Time to jet to the orthopedists' office. It's still lightly sprinkling and a lovely, cool 74°.

August 3, 2007

Classic stereotypes? Nope!

Carol Petrowski shares some thoughts on the profession in her autobiographical article "Librarians don’t fit classic stereotypes" over at the Holmen Courier (Wisconsin). I like the opener:
"I was wearing my favorite T-shirt, the one that said 'U*N*A*B*A*S*H*E*D* LIBRARIAN' on it, when I had the hang gliding accident that smashed my wrist. (Now THERE’S an opening sentence you wouldn’t expect to see in a column written by a slightly-over-middle-aged librarian.)"
Nice musings!

Wait a second...


"So you're saying men can be librarians?" Check out "The Couch Dialogues", today's Penny Arcade comic (today being 2007/08/03 if you have to go back through the archives).
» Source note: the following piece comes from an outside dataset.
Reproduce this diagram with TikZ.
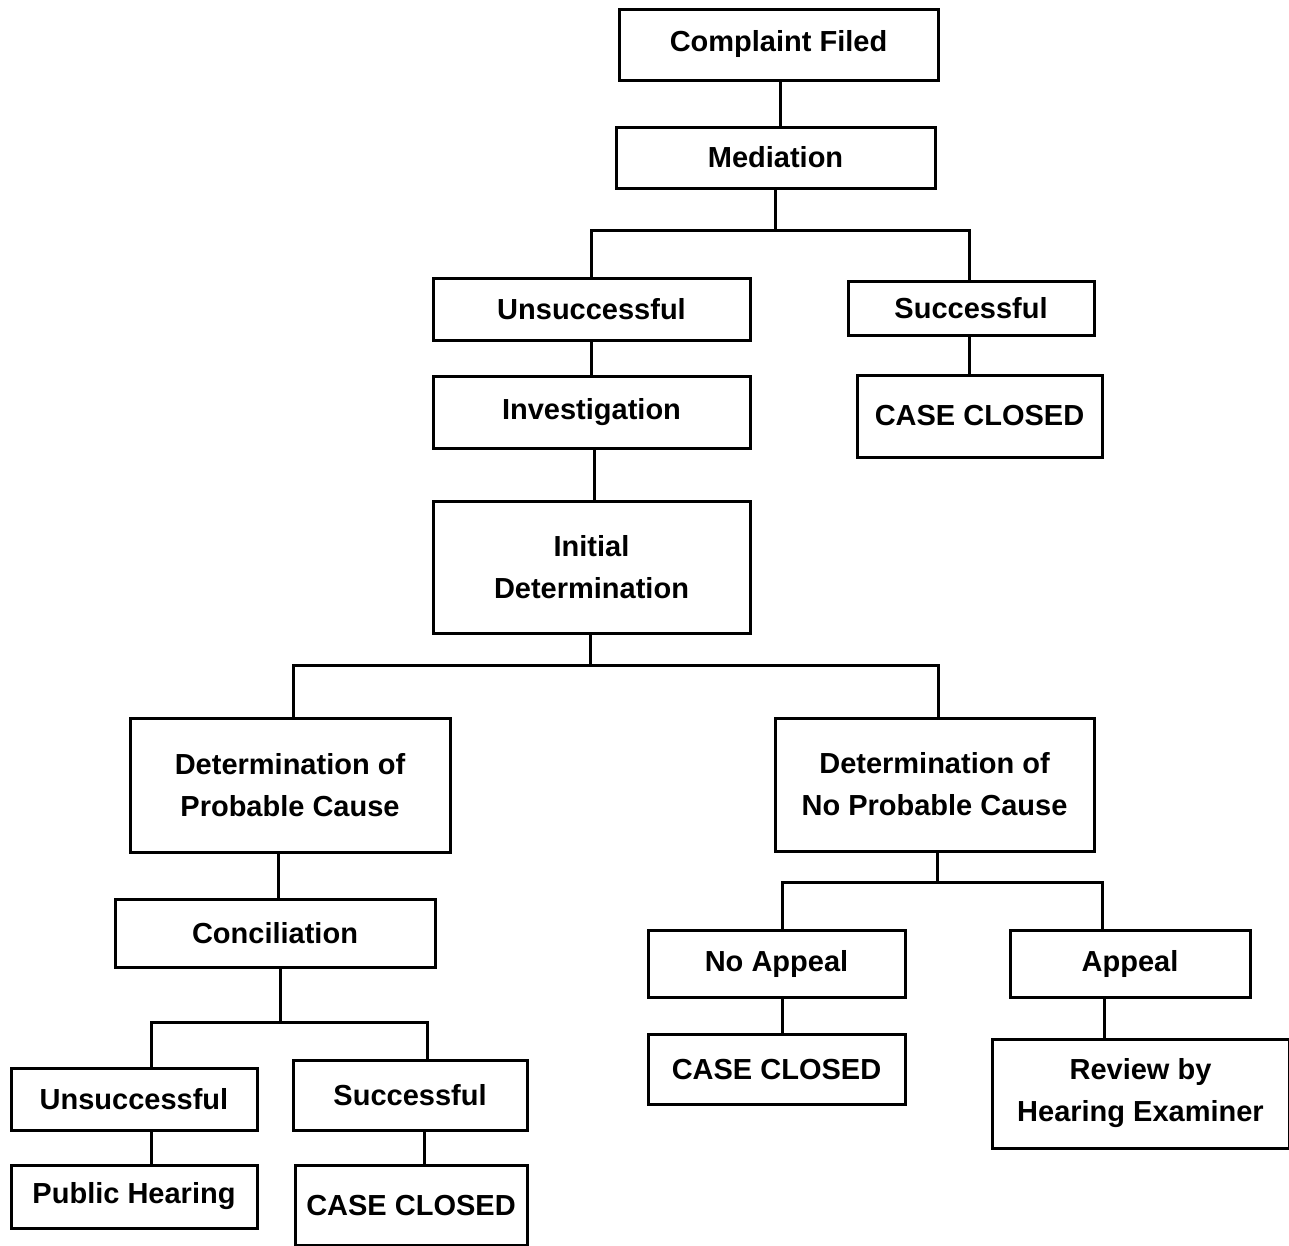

What do you think, guys, do you like "librarianman" any better than "guybrarian"? (How about Libratorr?)

No rain last night, very sad. Currently 86° and 50% chance of rain today.

August 2, 2007

Blogosurvey

Are you a librarian (or librarian-ish)? Got a blog? Go take Meredith Farkas' (Information Wants to be Free) 2007 Survey of the Biblioblogosphere. Go. Now. Thank you.

It's currently a sunshiny 92° - quite lovely. I hope it rains tonight.

August 1, 2007

Swamped...

...buried, inundated, overwhelmed...

In brief:

* We survived the last round of reviews. Yay, us!

* The Time Traveler's Wife is an awesome book. Go forth and read it now. (Thanks for the loan, David!)

* Check out the storm that walloped Tucson yesterday. (Links to MPG)

* I think we're going to be able to buy our own web server, which is good since one of our main ones went down again today - arrgh.

* Collapsing hundreds of directory structures for a new file structure is eye-strain-inducing. Bleah.

Currently a gloomy 90° with 48%Rh. I hope it rains again today!